====== Supplied information

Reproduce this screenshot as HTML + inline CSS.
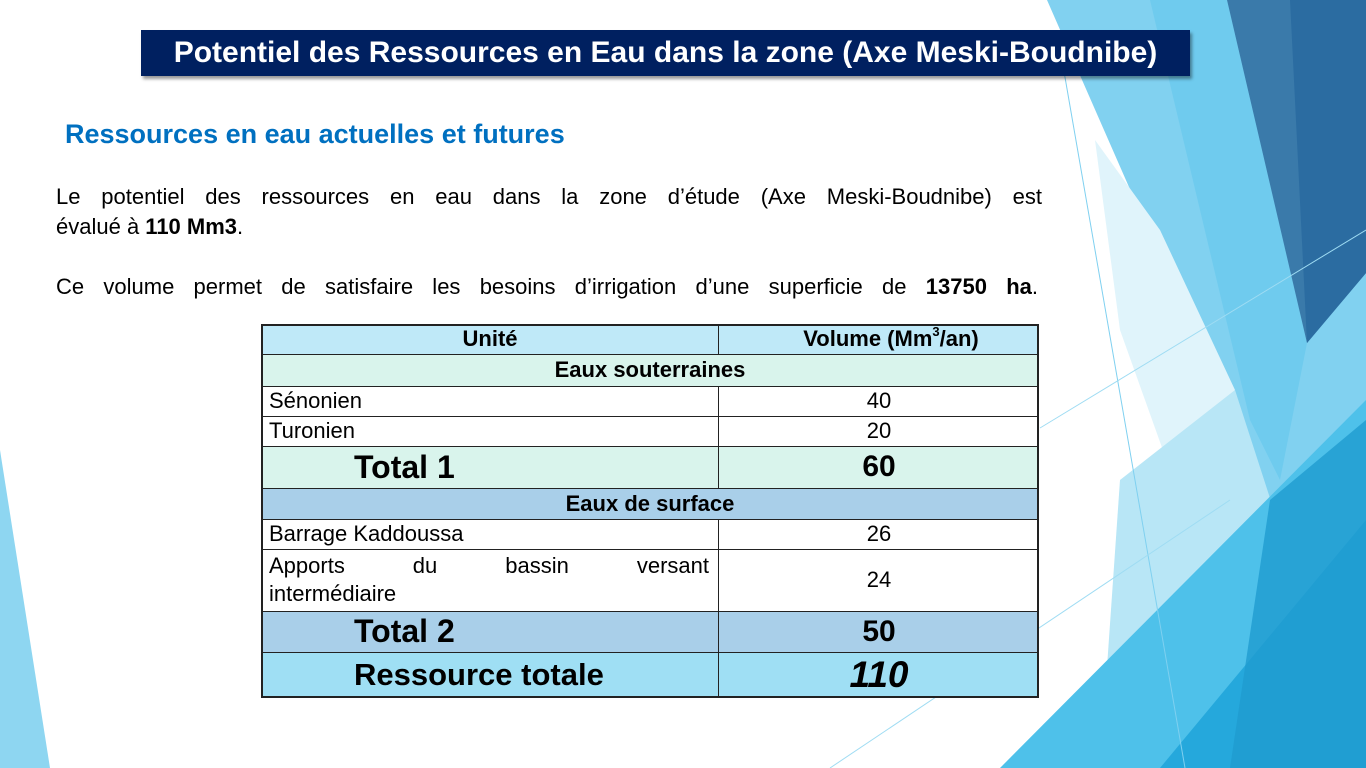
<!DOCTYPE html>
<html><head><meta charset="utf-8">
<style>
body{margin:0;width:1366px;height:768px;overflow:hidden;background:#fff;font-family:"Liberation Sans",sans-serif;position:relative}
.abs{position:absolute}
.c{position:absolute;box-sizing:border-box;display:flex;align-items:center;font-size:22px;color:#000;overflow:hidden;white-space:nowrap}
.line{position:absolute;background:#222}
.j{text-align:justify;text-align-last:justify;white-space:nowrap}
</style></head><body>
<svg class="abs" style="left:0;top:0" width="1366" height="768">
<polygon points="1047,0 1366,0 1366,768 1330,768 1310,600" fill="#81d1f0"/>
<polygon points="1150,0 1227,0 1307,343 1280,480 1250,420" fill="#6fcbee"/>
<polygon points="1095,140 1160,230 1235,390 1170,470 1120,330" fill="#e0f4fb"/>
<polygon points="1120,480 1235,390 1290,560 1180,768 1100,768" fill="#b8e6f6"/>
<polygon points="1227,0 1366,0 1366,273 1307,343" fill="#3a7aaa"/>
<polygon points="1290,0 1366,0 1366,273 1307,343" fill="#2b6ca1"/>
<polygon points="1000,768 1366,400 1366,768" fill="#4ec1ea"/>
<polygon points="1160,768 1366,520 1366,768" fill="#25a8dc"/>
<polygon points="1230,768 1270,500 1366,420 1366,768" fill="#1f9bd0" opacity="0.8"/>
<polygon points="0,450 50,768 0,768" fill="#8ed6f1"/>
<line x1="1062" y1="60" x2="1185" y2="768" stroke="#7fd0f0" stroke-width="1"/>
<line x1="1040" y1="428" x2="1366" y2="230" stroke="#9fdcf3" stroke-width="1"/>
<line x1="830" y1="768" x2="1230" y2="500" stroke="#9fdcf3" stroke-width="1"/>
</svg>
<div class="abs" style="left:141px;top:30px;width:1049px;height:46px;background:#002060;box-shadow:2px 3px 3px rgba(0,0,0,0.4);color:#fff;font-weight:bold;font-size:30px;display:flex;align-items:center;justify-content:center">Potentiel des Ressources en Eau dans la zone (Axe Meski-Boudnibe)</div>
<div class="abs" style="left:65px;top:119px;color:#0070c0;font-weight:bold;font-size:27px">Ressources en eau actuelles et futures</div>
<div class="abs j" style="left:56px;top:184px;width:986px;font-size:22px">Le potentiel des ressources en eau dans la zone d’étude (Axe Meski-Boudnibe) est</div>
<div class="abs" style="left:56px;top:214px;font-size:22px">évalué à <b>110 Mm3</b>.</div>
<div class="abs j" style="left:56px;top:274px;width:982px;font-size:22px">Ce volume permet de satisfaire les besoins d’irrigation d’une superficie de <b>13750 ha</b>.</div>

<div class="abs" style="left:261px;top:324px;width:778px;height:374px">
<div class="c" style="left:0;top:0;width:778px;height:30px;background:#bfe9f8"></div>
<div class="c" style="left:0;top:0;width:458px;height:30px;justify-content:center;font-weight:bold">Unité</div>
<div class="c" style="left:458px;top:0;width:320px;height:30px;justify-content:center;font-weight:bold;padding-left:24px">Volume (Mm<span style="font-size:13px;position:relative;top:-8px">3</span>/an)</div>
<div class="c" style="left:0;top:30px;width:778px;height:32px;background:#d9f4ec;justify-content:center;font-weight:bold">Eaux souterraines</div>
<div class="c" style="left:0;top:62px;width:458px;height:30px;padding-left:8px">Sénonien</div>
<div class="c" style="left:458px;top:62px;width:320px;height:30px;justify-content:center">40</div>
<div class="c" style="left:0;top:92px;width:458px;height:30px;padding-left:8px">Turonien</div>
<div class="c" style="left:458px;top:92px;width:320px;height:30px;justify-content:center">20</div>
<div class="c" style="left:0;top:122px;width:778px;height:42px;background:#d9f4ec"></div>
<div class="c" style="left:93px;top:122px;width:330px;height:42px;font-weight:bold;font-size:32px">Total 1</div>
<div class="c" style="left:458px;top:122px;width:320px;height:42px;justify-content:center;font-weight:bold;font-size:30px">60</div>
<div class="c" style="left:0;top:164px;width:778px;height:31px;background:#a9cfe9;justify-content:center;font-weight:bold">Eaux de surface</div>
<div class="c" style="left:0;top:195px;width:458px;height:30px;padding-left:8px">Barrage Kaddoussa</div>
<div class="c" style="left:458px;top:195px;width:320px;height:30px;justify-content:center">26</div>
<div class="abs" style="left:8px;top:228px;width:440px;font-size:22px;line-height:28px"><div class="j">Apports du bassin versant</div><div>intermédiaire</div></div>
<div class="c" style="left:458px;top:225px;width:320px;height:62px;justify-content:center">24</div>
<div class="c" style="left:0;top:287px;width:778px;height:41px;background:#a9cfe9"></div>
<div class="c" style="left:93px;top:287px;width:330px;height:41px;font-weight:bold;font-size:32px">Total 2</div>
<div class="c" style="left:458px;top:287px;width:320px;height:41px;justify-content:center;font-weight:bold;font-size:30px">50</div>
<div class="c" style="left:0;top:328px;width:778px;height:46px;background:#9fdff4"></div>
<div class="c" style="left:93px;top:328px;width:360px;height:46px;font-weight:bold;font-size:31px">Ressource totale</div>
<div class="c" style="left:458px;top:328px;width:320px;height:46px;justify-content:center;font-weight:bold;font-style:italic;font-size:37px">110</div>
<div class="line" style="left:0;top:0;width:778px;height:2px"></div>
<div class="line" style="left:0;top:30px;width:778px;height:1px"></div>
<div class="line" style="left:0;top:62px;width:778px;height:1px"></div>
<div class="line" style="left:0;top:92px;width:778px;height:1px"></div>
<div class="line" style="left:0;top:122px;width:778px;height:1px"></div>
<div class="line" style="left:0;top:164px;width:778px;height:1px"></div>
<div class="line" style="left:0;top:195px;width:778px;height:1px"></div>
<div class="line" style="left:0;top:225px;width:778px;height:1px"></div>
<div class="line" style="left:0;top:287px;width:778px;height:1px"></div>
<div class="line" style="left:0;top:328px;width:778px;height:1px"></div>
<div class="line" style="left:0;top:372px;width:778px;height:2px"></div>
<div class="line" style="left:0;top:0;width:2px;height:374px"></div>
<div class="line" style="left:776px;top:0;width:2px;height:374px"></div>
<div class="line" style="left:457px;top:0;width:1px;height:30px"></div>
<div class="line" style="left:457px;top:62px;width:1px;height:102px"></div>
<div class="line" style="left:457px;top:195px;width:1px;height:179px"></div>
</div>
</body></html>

============

### Work to do
Images should not appear in the copy; retype the listing above exactly.

### Answer to this task
Reproduce this screenshot as HTML + inline CSS.
<!DOCTYPE html>
<html><head><meta charset="utf-8">
<style>
body{margin:0;width:1366px;height:768px;overflow:hidden;background:#fff;font-family:"Liberation Sans",sans-serif;position:relative}
.abs{position:absolute}
.c{position:absolute;box-sizing:border-box;display:flex;align-items:center;font-size:22px;color:#000;overflow:hidden;white-space:nowrap}
.line{position:absolute;background:#222}
.j{text-align:justify;text-align-last:justify;white-space:nowrap}
</style></head><body>
<svg class="abs" style="left:0;top:0" width="1366" height="768">
<polygon points="1047,0 1366,0 1366,768 1330,768 1310,600" fill="#81d1f0"/>
<polygon points="1150,0 1227,0 1307,343 1280,480 1250,420" fill="#6fcbee"/>
<polygon points="1095,140 1160,230 1235,390 1170,470 1120,330" fill="#e0f4fb"/>
<polygon points="1120,480 1235,390 1290,560 1180,768 1100,768" fill="#b8e6f6"/>
<polygon points="1227,0 1366,0 1366,273 1307,343" fill="#3a7aaa"/>
<polygon points="1290,0 1366,0 1366,273 1307,343" fill="#2b6ca1"/>
<polygon points="1000,768 1366,400 1366,768" fill="#4ec1ea"/>
<polygon points="1160,768 1366,520 1366,768" fill="#25a8dc"/>
<polygon points="1230,768 1270,500 1366,420 1366,768" fill="#1f9bd0" opacity="0.8"/>
<polygon points="0,450 50,768 0,768" fill="#8ed6f1"/>
<line x1="1062" y1="60" x2="1185" y2="768" stroke="#7fd0f0" stroke-width="1"/>
<line x1="1040" y1="428" x2="1366" y2="230" stroke="#9fdcf3" stroke-width="1"/>
<line x1="830" y1="768" x2="1230" y2="500" stroke="#9fdcf3" stroke-width="1"/>
</svg>
<div class="abs" style="left:141px;top:30px;width:1049px;height:46px;background:#002060;box-shadow:2px 3px 3px rgba(0,0,0,0.4);color:#fff;font-weight:bold;font-size:30px;display:flex;align-items:center;justify-content:center">Potentiel des Ressources en Eau dans la zone (Axe Meski-Boudnibe)</div>
<div class="abs" style="left:65px;top:119px;color:#0070c0;font-weight:bold;font-size:27px">Ressources en eau actuelles et futures</div>
<div class="abs j" style="left:56px;top:184px;width:986px;font-size:22px">Le potentiel des ressources en eau dans la zone d’étude (Axe Meski-Boudnibe) est</div>
<div class="abs" style="left:56px;top:214px;font-size:22px">évalué à <b>110 Mm3</b>.</div>
<div class="abs j" style="left:56px;top:274px;width:982px;font-size:22px">Ce volume permet de satisfaire les besoins d’irrigation d’une superficie de <b>13750 ha</b>.</div>

<div class="abs" style="left:261px;top:324px;width:778px;height:374px">
<div class="c" style="left:0;top:0;width:778px;height:30px;background:#bfe9f8"></div>
<div class="c" style="left:0;top:0;width:458px;height:30px;justify-content:center;font-weight:bold">Unité</div>
<div class="c" style="left:458px;top:0;width:320px;height:30px;justify-content:center;font-weight:bold;padding-left:24px">Volume (Mm<span style="font-size:13px;position:relative;top:-8px">3</span>/an)</div>
<div class="c" style="left:0;top:30px;width:778px;height:32px;background:#d9f4ec;justify-content:center;font-weight:bold">Eaux souterraines</div>
<div class="c" style="left:0;top:62px;width:458px;height:30px;padding-left:8px">Sénonien</div>
<div class="c" style="left:458px;top:62px;width:320px;height:30px;justify-content:center">40</div>
<div class="c" style="left:0;top:92px;width:458px;height:30px;padding-left:8px">Turonien</div>
<div class="c" style="left:458px;top:92px;width:320px;height:30px;justify-content:center">20</div>
<div class="c" style="left:0;top:122px;width:778px;height:42px;background:#d9f4ec"></div>
<div class="c" style="left:93px;top:122px;width:330px;height:42px;font-weight:bold;font-size:32px">Total 1</div>
<div class="c" style="left:458px;top:122px;width:320px;height:42px;justify-content:center;font-weight:bold;font-size:30px">60</div>
<div class="c" style="left:0;top:164px;width:778px;height:31px;background:#a9cfe9;justify-content:center;font-weight:bold">Eaux de surface</div>
<div class="c" style="left:0;top:195px;width:458px;height:30px;padding-left:8px">Barrage Kaddoussa</div>
<div class="c" style="left:458px;top:195px;width:320px;height:30px;justify-content:center">26</div>
<div class="abs" style="left:8px;top:228px;width:440px;font-size:22px;line-height:28px"><div class="j">Apports du bassin versant</div><div>intermédiaire</div></div>
<div class="c" style="left:458px;top:225px;width:320px;height:62px;justify-content:center">24</div>
<div class="c" style="left:0;top:287px;width:778px;height:41px;background:#a9cfe9"></div>
<div class="c" style="left:93px;top:287px;width:330px;height:41px;font-weight:bold;font-size:32px">Total 2</div>
<div class="c" style="left:458px;top:287px;width:320px;height:41px;justify-content:center;font-weight:bold;font-size:30px">50</div>
<div class="c" style="left:0;top:328px;width:778px;height:46px;background:#9fdff4"></div>
<div class="c" style="left:93px;top:328px;width:360px;height:46px;font-weight:bold;font-size:31px">Ressource totale</div>
<div class="c" style="left:458px;top:328px;width:320px;height:46px;justify-content:center;font-weight:bold;font-style:italic;font-size:37px">110</div>
<div class="line" style="left:0;top:0;width:778px;height:2px"></div>
<div class="line" style="left:0;top:30px;width:778px;height:1px"></div>
<div class="line" style="left:0;top:62px;width:778px;height:1px"></div>
<div class="line" style="left:0;top:92px;width:778px;height:1px"></div>
<div class="line" style="left:0;top:122px;width:778px;height:1px"></div>
<div class="line" style="left:0;top:164px;width:778px;height:1px"></div>
<div class="line" style="left:0;top:195px;width:778px;height:1px"></div>
<div class="line" style="left:0;top:225px;width:778px;height:1px"></div>
<div class="line" style="left:0;top:287px;width:778px;height:1px"></div>
<div class="line" style="left:0;top:328px;width:778px;height:1px"></div>
<div class="line" style="left:0;top:372px;width:778px;height:2px"></div>
<div class="line" style="left:0;top:0;width:2px;height:374px"></div>
<div class="line" style="left:776px;top:0;width:2px;height:374px"></div>
<div class="line" style="left:457px;top:0;width:1px;height:30px"></div>
<div class="line" style="left:457px;top:62px;width:1px;height:102px"></div>
<div class="line" style="left:457px;top:195px;width:1px;height:179px"></div>
</div>
</body></html>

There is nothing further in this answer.